Aprendemos de las lecciones de la vida que de poco nos puede servir una democracia política, por más equilibrada que parezca presentarse en sus estructuras internas y en su funcionamiento institucional, si no está constituida de raíz por una efectiva y concreta democracia económica y por una no menos concreta y efectiva democracia cultural.
Decirlo en los días de hoy parecerá un exhausto lugar común de ciertas inquietudes ideológicas del pasado, pero sería cerrar los ojos a la simple verdad histórica no reconocer que esa trinidad democrática – política, económica, cultural -, cada una complementaria y potenciadora de las otras, representó, en el tiempo de su esplendor como idea de futuro, una de las más apasionantes banderas cívicas que alguna vez, en la historia reciente, fueron capaces de despertar consciencias, movilizar voluntades, conmover corazones.
Hoy, despreciadas y tiradas a la basura de las fórmulas que el uso cansó y desnaturalizó, la idea de democracia económica dio lugar a un mercado obscenamente triunfante, que al final se dio de bruces con una gravísima crisis en su vertiente financiera, mientras que la idea de democracia cultural fue substituida por una alienante masificación industrial de las culturas.

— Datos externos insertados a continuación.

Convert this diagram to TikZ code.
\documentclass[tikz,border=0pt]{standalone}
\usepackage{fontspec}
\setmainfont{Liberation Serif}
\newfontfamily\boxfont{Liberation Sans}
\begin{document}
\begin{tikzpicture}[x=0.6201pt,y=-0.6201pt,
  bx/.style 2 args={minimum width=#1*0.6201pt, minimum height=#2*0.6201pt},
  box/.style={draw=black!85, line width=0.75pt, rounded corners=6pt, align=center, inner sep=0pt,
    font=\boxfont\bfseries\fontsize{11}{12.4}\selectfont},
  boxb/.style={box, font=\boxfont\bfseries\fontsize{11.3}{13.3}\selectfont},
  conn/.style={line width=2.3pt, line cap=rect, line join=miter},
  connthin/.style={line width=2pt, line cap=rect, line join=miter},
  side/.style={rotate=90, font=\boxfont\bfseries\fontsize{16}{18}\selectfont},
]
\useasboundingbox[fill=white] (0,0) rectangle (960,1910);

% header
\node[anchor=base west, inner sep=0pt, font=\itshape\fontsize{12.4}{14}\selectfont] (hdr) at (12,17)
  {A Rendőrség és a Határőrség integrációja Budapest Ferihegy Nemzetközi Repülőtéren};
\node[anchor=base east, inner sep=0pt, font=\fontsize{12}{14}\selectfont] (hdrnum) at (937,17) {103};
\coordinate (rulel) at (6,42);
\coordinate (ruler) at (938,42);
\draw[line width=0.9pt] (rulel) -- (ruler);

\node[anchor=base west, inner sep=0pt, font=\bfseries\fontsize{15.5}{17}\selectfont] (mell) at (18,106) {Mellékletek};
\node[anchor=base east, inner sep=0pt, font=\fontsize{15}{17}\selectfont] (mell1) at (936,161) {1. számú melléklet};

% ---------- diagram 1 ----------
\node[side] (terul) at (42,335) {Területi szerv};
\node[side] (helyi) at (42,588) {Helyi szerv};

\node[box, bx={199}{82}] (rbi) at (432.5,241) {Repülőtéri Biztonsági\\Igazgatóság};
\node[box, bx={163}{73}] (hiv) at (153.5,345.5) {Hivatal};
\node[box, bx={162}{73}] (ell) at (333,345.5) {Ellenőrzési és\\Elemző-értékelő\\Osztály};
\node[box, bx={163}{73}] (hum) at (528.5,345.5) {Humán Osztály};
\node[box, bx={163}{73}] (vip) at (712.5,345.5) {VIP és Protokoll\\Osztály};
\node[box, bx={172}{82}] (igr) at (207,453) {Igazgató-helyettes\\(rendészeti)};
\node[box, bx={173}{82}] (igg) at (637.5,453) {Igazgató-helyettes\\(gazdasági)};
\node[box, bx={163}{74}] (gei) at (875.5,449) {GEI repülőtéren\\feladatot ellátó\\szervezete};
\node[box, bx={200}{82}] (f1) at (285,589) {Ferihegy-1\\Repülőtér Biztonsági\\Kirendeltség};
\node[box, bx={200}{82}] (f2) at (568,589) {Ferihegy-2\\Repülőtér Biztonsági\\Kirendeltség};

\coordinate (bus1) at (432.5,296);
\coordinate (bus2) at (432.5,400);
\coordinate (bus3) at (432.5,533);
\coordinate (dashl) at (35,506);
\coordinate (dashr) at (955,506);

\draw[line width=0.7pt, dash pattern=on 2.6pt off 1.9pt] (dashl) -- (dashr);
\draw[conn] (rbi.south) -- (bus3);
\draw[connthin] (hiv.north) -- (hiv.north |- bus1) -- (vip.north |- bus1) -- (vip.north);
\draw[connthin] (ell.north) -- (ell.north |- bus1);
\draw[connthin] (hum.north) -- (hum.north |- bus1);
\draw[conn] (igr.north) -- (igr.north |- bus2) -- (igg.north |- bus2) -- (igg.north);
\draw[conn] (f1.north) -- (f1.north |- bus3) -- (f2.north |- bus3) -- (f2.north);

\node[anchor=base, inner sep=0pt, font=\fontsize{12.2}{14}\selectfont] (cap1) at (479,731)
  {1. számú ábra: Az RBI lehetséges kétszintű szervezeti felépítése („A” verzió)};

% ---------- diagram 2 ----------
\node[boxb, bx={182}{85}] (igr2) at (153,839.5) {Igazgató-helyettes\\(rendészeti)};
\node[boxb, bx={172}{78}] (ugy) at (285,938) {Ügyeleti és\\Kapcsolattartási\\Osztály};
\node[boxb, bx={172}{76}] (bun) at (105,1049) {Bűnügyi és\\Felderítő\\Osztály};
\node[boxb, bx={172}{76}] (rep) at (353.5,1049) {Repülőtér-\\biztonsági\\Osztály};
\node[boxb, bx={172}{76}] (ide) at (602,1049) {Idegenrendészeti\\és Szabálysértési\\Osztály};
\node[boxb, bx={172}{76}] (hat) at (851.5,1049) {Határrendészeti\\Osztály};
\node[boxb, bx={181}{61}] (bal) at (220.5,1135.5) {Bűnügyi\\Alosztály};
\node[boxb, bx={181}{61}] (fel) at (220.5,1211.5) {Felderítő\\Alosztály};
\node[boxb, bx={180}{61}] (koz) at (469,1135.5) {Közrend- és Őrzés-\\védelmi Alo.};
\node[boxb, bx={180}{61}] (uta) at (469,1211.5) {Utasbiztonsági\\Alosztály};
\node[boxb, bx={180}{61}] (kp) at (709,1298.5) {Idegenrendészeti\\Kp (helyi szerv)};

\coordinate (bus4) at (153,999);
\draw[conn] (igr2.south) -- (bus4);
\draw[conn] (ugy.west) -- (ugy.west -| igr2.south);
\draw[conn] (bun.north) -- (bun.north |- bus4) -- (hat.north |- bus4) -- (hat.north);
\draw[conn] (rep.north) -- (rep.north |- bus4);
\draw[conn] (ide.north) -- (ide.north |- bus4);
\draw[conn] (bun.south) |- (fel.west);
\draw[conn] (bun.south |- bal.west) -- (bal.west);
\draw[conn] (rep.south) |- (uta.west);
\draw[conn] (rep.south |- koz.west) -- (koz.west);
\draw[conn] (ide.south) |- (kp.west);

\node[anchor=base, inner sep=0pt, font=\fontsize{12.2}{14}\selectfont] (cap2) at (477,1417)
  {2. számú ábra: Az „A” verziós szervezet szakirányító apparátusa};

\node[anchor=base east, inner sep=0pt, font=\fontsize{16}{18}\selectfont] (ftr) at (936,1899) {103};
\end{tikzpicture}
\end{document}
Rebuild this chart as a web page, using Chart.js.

No progresamos, retrocedemos. Y cada vez se irá haciendo más absurdo hablar de democracia si nos empeñamos en el equívoco de identificarla únicamente con las expresiones cuantitativas y mecánicas que se llaman partidos, parlamentos y gobiernos, sin atender a su contenido real y a la utilización distorsionada y abusiva que en la mayoría de los casos se hace del voto que los justifica y los sitúa en el lugar que ocupan.